The recent announcement by US venture firm Sevin Rosen that it would abort its most recently raised (tenth!) fund has sent a ripple through the venture industry. And set off a minor firestorm among some VC blogs (and awkward silence from others)...
In contrast to the recently publicised fundraising difficulties faced by some firms, Sevin Rosen had no trouble raising a $300m fund. But then the company dropped a minor bombshell by deciding to return the capital to investors based on the belief that it could not deliver adequate returns:
In a letter Friday to prospective investors, Sevin Rosen, a firm started 25 years ago by legendary tech investors S.J. Levin and Ben Rosen, said it will manage its existing funds, but raise no new capital for the foreseeable future.
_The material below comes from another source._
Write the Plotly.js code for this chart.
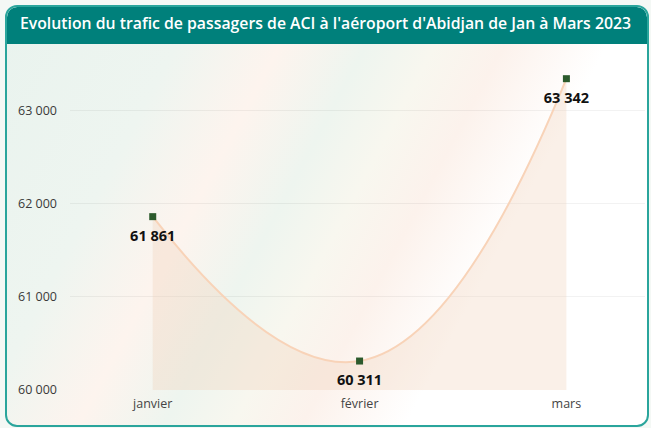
<!DOCTYPE html>
<html>
<head>
<meta charset="utf-8">
<script src="https://cdn.plot.ly/plotly-3.0.1.min.js"></script>
<style>
  html, body { margin: 0; padding: 0; width: 651px; height: 428px; overflow: hidden; background: #f4f8f5; }
  #card {
    position: absolute; left: 5px; top: 5px; width: 640px; height: 418px;
    border: 2px solid #2aa59c; border-radius: 12px; overflow: hidden;
    background: linear-gradient(118deg, #e9f3ee 0%, #eef5f0 22%, #fdf4ee 34%, #eef5ef 44%, #f8f7ef 52%, #fcf2ec 60%, #ffffff 72%, #ffffff 100%);
  }
  #bar {
    position: absolute; left: 0; top: 0; width: 100%; height: 37px;
    background: #00807b; border-radius: 10px 10px 0 0;
  }
  #chart { position: absolute; left: 0; top: 0; width: 651px; height: 428px; }
</style>
</head>
<body>
<div id="card"><div id="bar"></div></div>
<div id="chart"></div>
<script>
const months = ["janvier", "février", "mars"];
const passengers = [61861, 60311, 63342];
const yTicks = [60000, 61000, 62000, 63000];
const chartTitle = "Evolution du trafic de passagers de ACI à l'aéroport d'Abidjan de Jan à Mars 2023";

const lineTrace = {
  x: months,
  y: passengers,
  type: "scatter",
  mode: "lines+markers",
  line: { shape: "spline", smoothing: 1.3, color: "#f8d3b8", width: 2 },
  fill: "tozeroy",
  fillcolor: "rgba(240, 205, 180, 0.3)",
  marker: { symbol: "square", size: 7, color: "#2c5a2c" },
  hoverinfo: "skip",
  cliponaxis: false
};

const labelTrace = {
  x: months,
  y: passengers,
  type: "scatter",
  mode: "markers+text",
  marker: { size: 20, color: "rgba(0,0,0,0)" },
  texttemplate: "%{y:,d}",
  textposition: "bottom center",
  textfont: { family: "Open Sans, DejaVu Sans, sans-serif", size: 14.5, color: "#111111", weight: "bold" },
  hoverinfo: "skip",
  cliponaxis: false
};

const layout = {
  width: 651, height: 428,
  margin: { l: 70, r: 6, t: 50, b: 38 },
  paper_bgcolor: "rgba(0,0,0,0)",
  plot_bgcolor: "rgba(0,0,0,0)",
  separators: ". ",
  showlegend: false,
  title: {
    text: chartTitle,
    font: { family: "Open Sans, sans-serif", size: 15.8, color: "#ffffff", weight: 600 },
    xref: "container", yref: "container",
    x: 0.5, xanchor: "center", y: 0.945, yanchor: "middle"
  },
  xaxis: {
    type: "category",
    range: [-0.4, 2.38],
    showgrid: false, zeroline: false, showline: false, ticks: "",
    ticklabelstandoff: 4,
    tickfont: { family: "Open Sans, sans-serif", size: 12.5, color: "#444444" },
    fixedrange: true
  },
  yaxis: {
    range: [60000, 63650],
    tickvals: yTicks,
    tickformat: ",d",
    showgrid: true, gridcolor: "rgba(0,0,0,0.05)", gridwidth: 1,
    zeroline: false, showline: false, ticks: "",
    ticklabelstandoff: 12,
    tickfont: { family: "Open Sans, sans-serif", size: 12.5, color: "#3a3a3a" },
    fixedrange: true
  }
};

Plotly.newPlot("chart", [lineTrace, labelTrace], layout, { displayModeBar: false, staticPlot: true });
</script>
</body>
</html>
"The venture environment has changed so that overall returns for the entire industry are way too low and even the upper quartile returns have dropped to insufficient levels," the letter by Sevin Rosen general partners stated.
"For every discussion about a YouTube or a MySpace or Facebook, what people don't talk about is the hundreds, if not thousands, of start-ups who will not get anywhere near that much," said Sevin Rosen general partner Steve Dow.
Wow. This is a very courageous position. It will be difficult to argue with the view of investors as experienced as these. The structural issue here is that while the cost of building businesses has declined, and exit values have topped out at below $100m (see Why You Have To Build Companies for Less), huge early-stage funds remain in the market. These funds of $300m to $800m were raised in the belief that building home-run businesses requires $20-40m of capital. Not only is this no longer the case, but if you do invest that amount your returns on winners are likely to be like buyout returns (2-3x) albeit with far higher risk.
There simply isn't any way around this imbalance if you're sitting on a large fund with an early-stage strategy. DFJ Portage investor Matt McCall concludes that funds simply need to invest less (which usually means they need to shrink) and focus their companies on capital efficiency. Will Price of Hummer Winblad believes there is scope for funds like his to adapt to this model within the existing industry structure. He is right to point out that there are many strategies in VC and the challenges of one strategy don't imply that the whole market is broken.
The alternative to having a smaller, more capital-efficient fund is to reduce the portfolio loss ratio so that fewer 10x hits are required to deliver a 3x portfolio return. The reason early-stage funds make big bets is because a handful of winners more than make up for the 50% or higher loss ratio. But in a market where so many investors are chasing scarce home runs, it pays to think about increasing the number of survivors in the portfolio. Making 2-5x returns on more than half the companies in the portfolio, with the rest split between home runs and wipe-outs will deliver top-quartile returns with reduced risk.
I do hope the best early-stage venture firms will stay in the market -- they are critical to the industry. But the fact is they need to adapt to the conditions of a new capital-efficient growth model with smaller, more focused funds. Sevin Rosen has taken a bold step at significant sacrifice to themselves. It's not likely to be the last.
yes that is very true. We are looking only for $1.5m to build out our distribution, product is done and VC math doesn't work for us.
Posted by: nick gogerty | October 11, 2006 at 19:13
I think you are right in that tech companies have fallen on difficult capital raising times. However, perhaps the evolution doesn't need to come from people sitting on their laurels waiting for the markets to turn around, but rather we should change the way we think about these kinds of investments.
Should we modify the structures of these financings so that we can adapt to risk/reward profiles of investors (e.g. tax incentivised structures?
Should we set valuation parameters as we have with biotech and alt energy companies (e.g. phase 1, phase 2 etc.)?
The Internet has done much to teach us that there a lucrative business models out there. However, I think we have still to learn from how to invest in these things properly. Unlike most tech deals, the Internet is not necessarily about creating technologies that have specific IP value or with strong bariers to entry - rather it's about creating a community of thousands of users. The community is monetizable, the technology is irrelevant.